Most soft robots use external power and control, which can limit their functionality and range as they stay tethered to off-board systems or carry hard components. But what if a robot could respond to external stimuli like heat, to operate completely untethered?
Researchers from the Harvard John A. Paulson School of Engineering and Applied Sciences (SEAS) and Caltech have drawn from the principles of origami, the ancient art of paper folding, to develop soft robotic systems that can move and change shape in response to external stimuli. The developments could pave the way for fully untethered soft robots.
The researchers turned to origami to create multifunctional soft robots. Through sequential folds, origami can encode multiple shapes and functionalities in a single structure.

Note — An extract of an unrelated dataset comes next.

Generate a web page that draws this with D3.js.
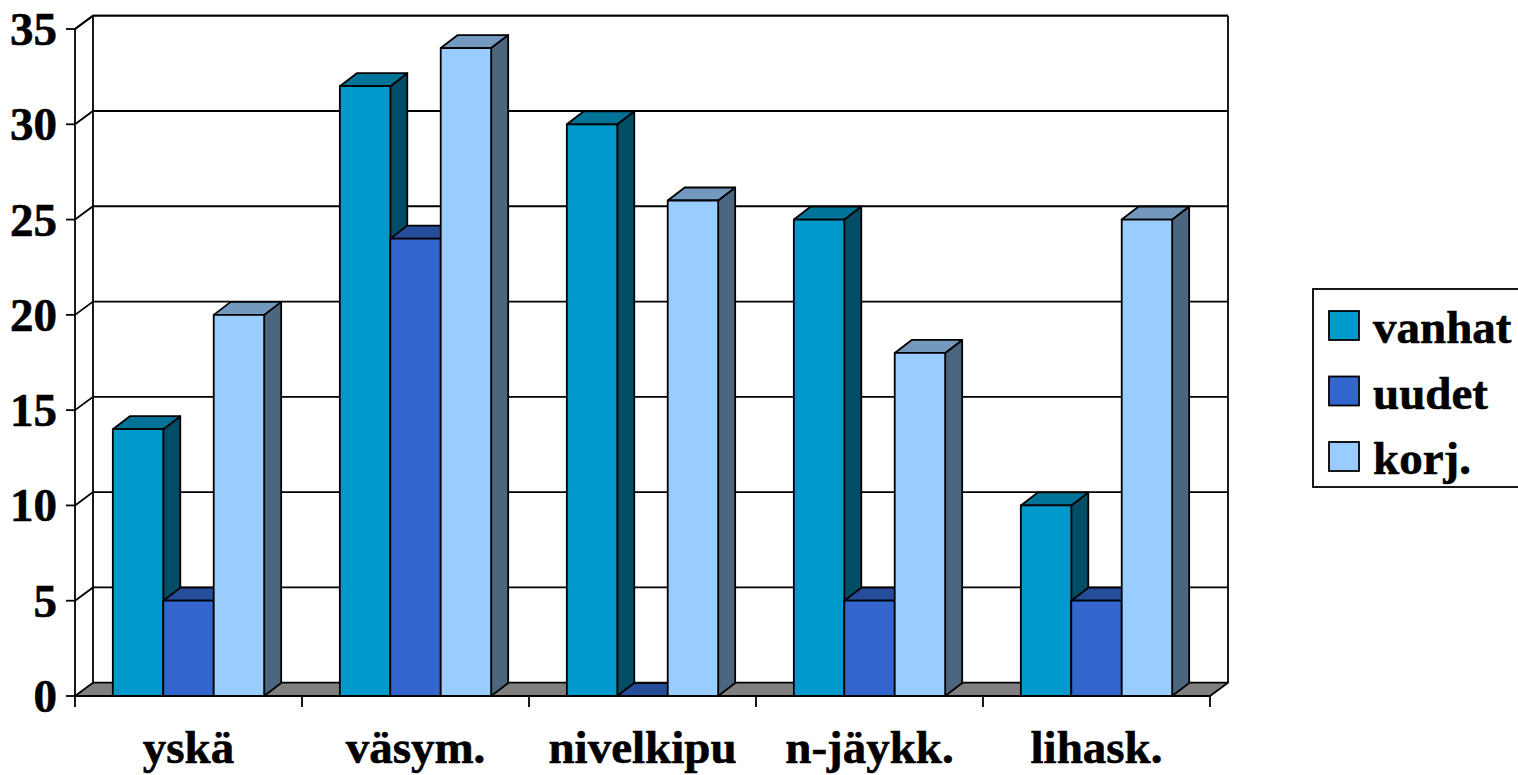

The secret to the soft robots is in the hinges. Using materials known as liquid crystal elastomers that change shape when exposed to heat, the research team 3D-printed two types of soft hinges that fold at different temperatures.
By 3D printing active hinges, the researchers can program the temperature response, the amount of torque the hinges can exert, their bending angle, and fold orientation.
To demonstrate this method, Kotikian, McMahan, and the team built several soft devices, including an untethered soft robot nicknamed the “Rollbot.” The Rollbot begins as a flat sheet, about 8 centimeters long and 4 centimeters wide. When placed on a hot surface one set of hinges folds and the robot curls into a pentagonal wheel.
Another set of hinges is embedded in each of the five sides of the wheel. A hinge folds when in contact with the hot surface, propelling the wheel to turn to the next side, where the next hinge folds. As they roll off the hot surface, the hinges unfold and are ready for the next cycle.
While this research only focused on temperature responses, liquid crystal elastomers can also be programmed to respond to light, pH, humidity and other external stimuli.
As materials can be 3D printed and programmed to perform increasingly complex tasks, researchers see the line between materials and robots becoming blurred.